A.T. Walden (1885-1965)

A.T. Walden (left) being sworn as judge of the Atlanta Municipal Court on February 3, 1964
Courtesy Atlanta-Journal Constitution, Fair use image
A.T. Walden (left) being sworn as judge of the Atlanta Municipal Court on February 3, 1964
A.T. Walden (left)
Image Courtesy of Atlanta Journal-Constitution (Fair Use)

Austin Thomas (A.T.) Walden, a noted attorney and civil rights leader, was one of few African American lawyers in Georgia during early 20th century.  Walden was born in Fort Valley, Georgia on April 12, 1885 to former slaves Jennie Tomlin and Jeff Walden. He was the only graduate in the class of 1902 at Fort Valley High and Industrial School.

Walden entered Atlanta University, earning his B.A. in 1907, and then attended the University of Michigan Law School where he earned a law degree in 1911.  Walden moved to Macon, Georgia that year and became one of the few African American men who dared to pursue a legal career in the state.  In 1917 he joined the army and served as a captain and assistant judge advocate during World War I. He received an honorable discharge from the service in 1919, returned home and moved his law practice from Macon to Atlanta.
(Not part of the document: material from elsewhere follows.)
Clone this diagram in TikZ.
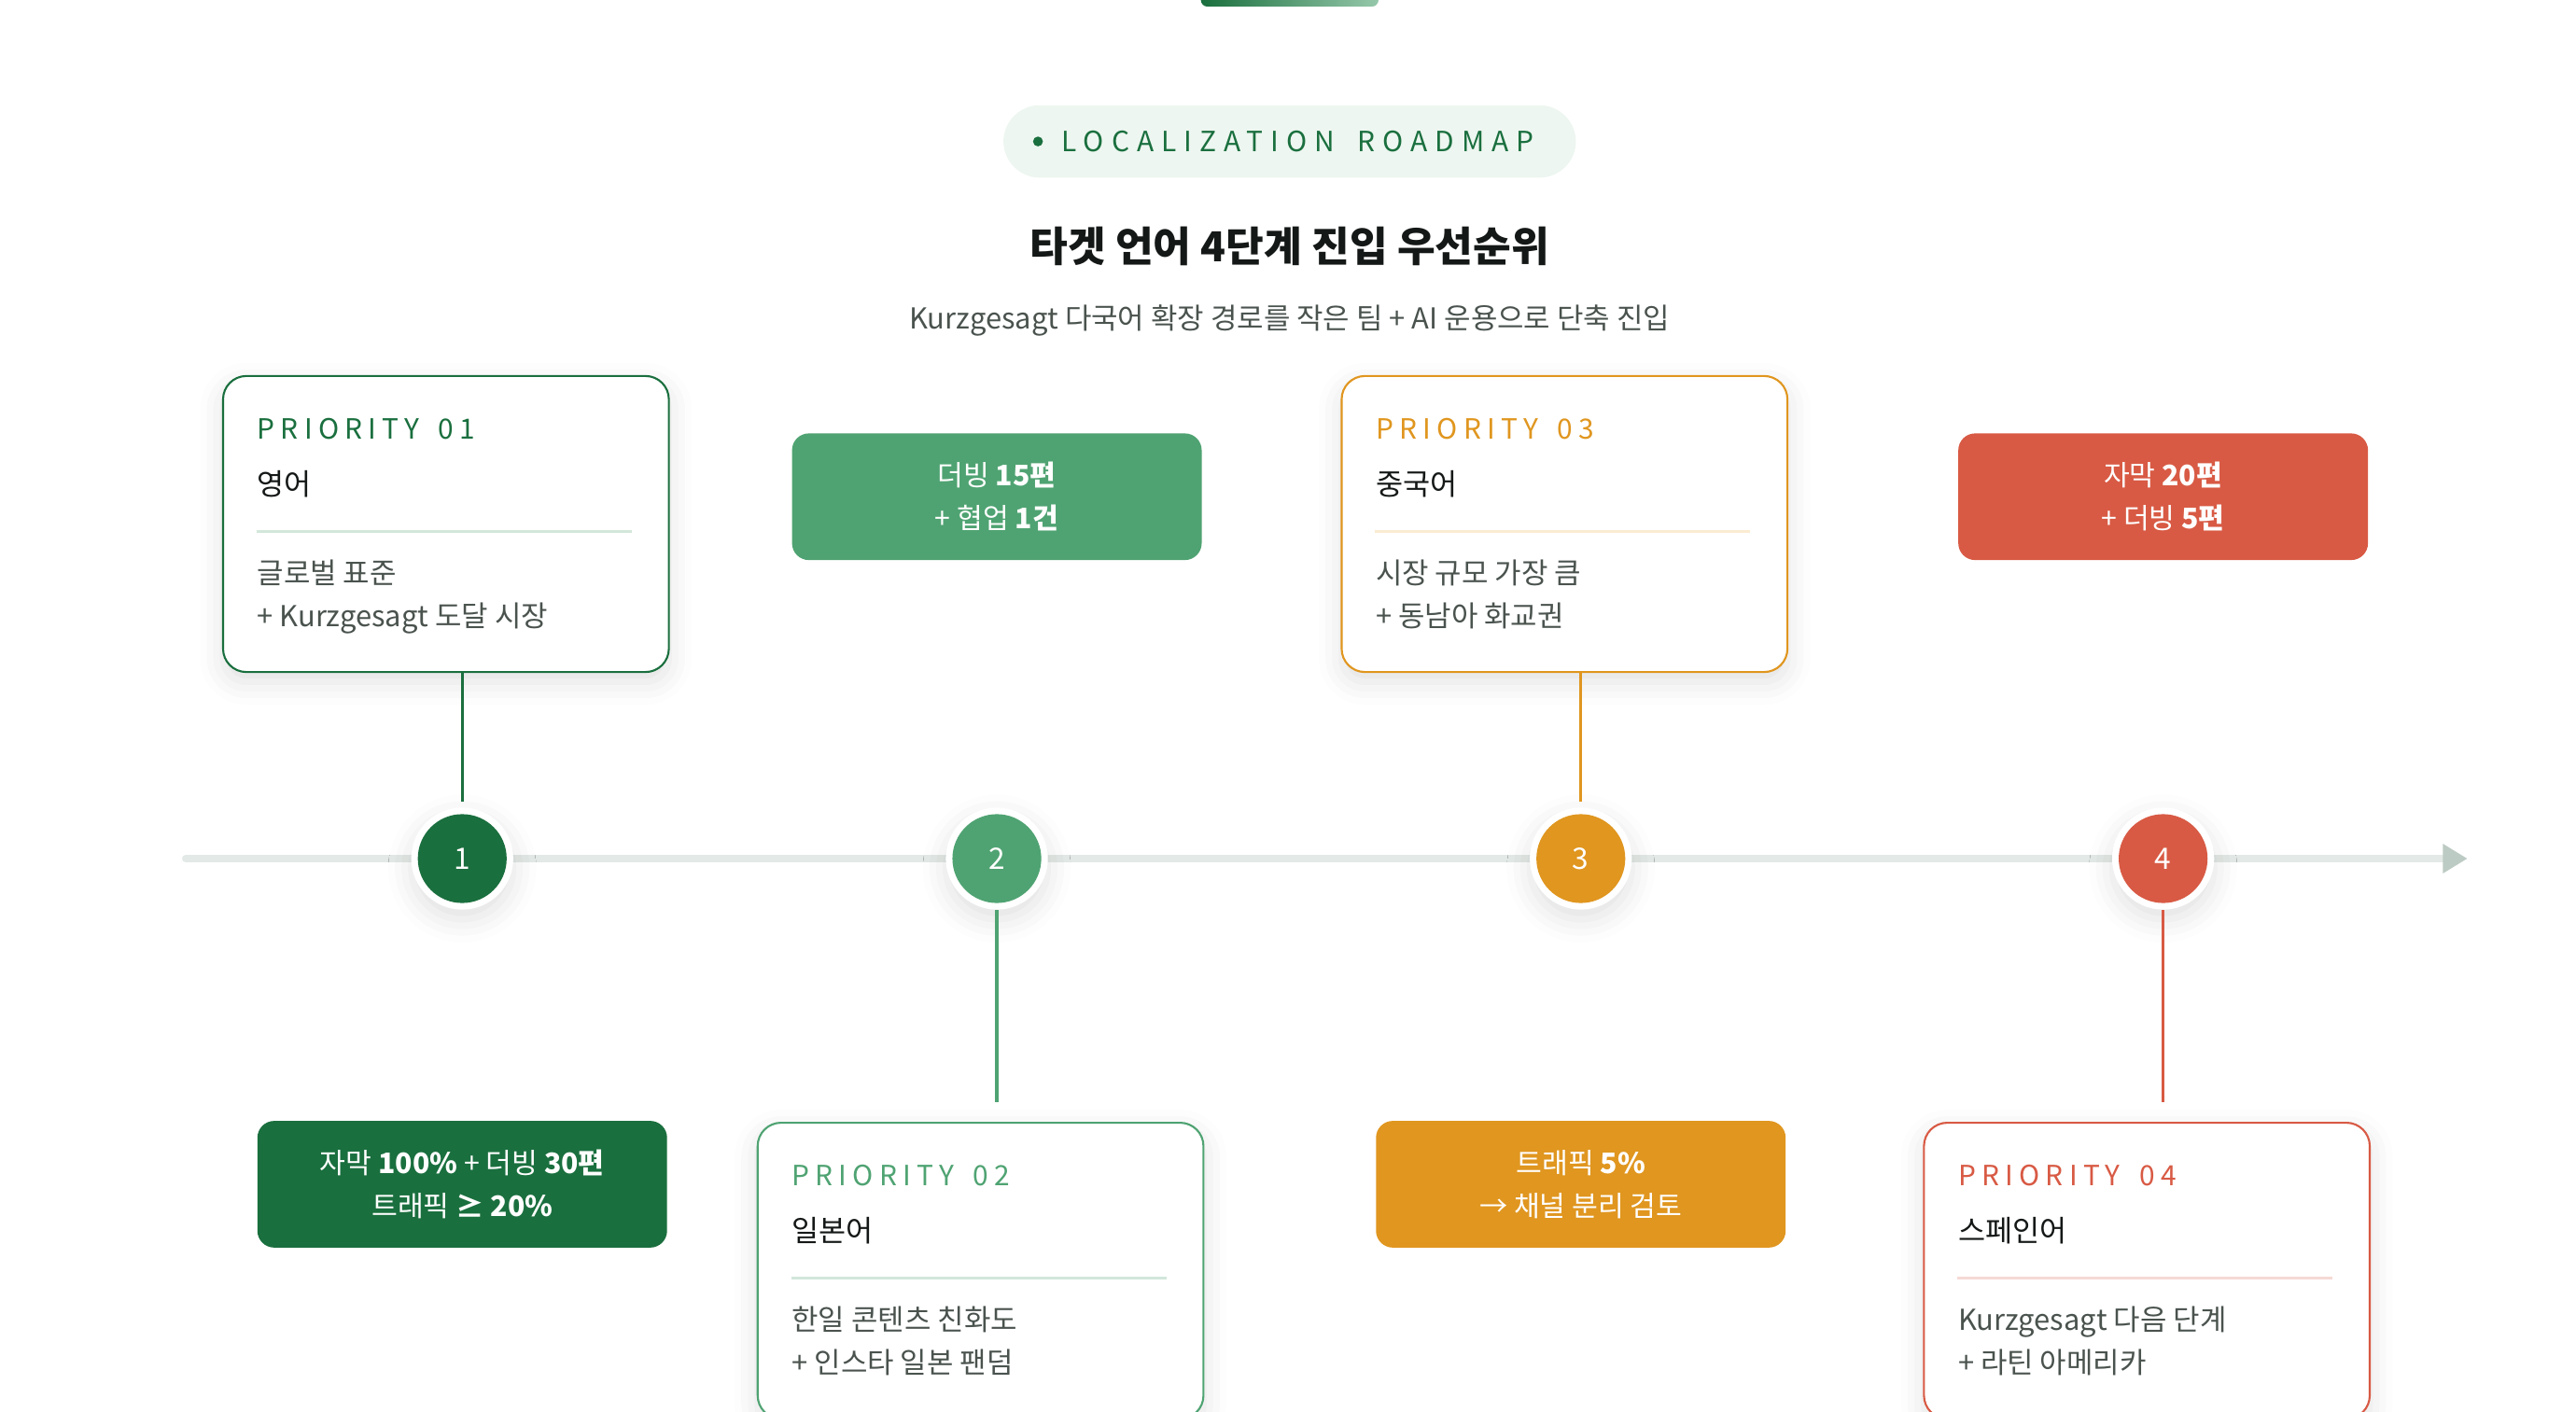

Walden spent the remainder of his life in Atlanta where he would become well known for his leadership roles in various community organizations such as the Butler Street YMCA, the Atlanta University Alumni Association, the Atlanta Branch of the National Association for the Advancement of Colored People (NAACP), and the Wheat Street Baptist Church. He began his political life as a Republican with his move to Atlanta and soon became Chair of the Republican Party Executive Committee for the Fifth Congressional District of Georgia.

In 1940 Walden switched to the Democratic Party where he remained active for 25 years. Recognizing the importance of voter participation and the need to increase black registration, Walden founded the Atlanta Negro Voters League. Through the League’s efforts, the level of black voting increased in the late 1940s.  More black voters resulted in tangible community benefits such as street and sewer improvements and the hiring of black policemen in African American neighborhoods.

In the late 1940s Walden litigated the equalization of pay for black and white teachers in Atlanta. He also fought for the desegregation of Atlanta public schools in a series of lawsuits. In 1948 he founded the Gate City Bar Association for African American lawyers because they were excluded from the white legal association in the city.  Additionally, he served as legal counsel for Citizens Trust Company, Mutual Federal Savings and Loans Association, and the National Baptist Convention.

His political knowledge and reputation as a civil rights activist led to his appointment to the Fulton County (Atlanta) Democratic Executive Committee in 1953.  Later in the decade he served as one of the first two black members of the Georgia Democratic Executive Committee.  In 1964 Walden was a delegate to the Democratic National Convention in Atlantic City.  He was the first African American member of any Georgia Democratic delegation to a national Democratic Convention.

Alden married Mary Ellen Denney, a Baltimore public school teacher, and the couple had two daughters, Jenelsie and Austella.  He also joined Sigma Pi Phi fraternity.  Walden retired from his law practice in 1963 and opened a nonprofit community counseling office.  One year later, however, Atlanta Mayor Ivan Allen Jr. appointed him to serve as a judge for the Atlanta Municipal Court making him the first black judge in Georgia since the Reconstruction. Austin Thomas Walden died on July 2nd, 1965 in Atlanta at the age of 80.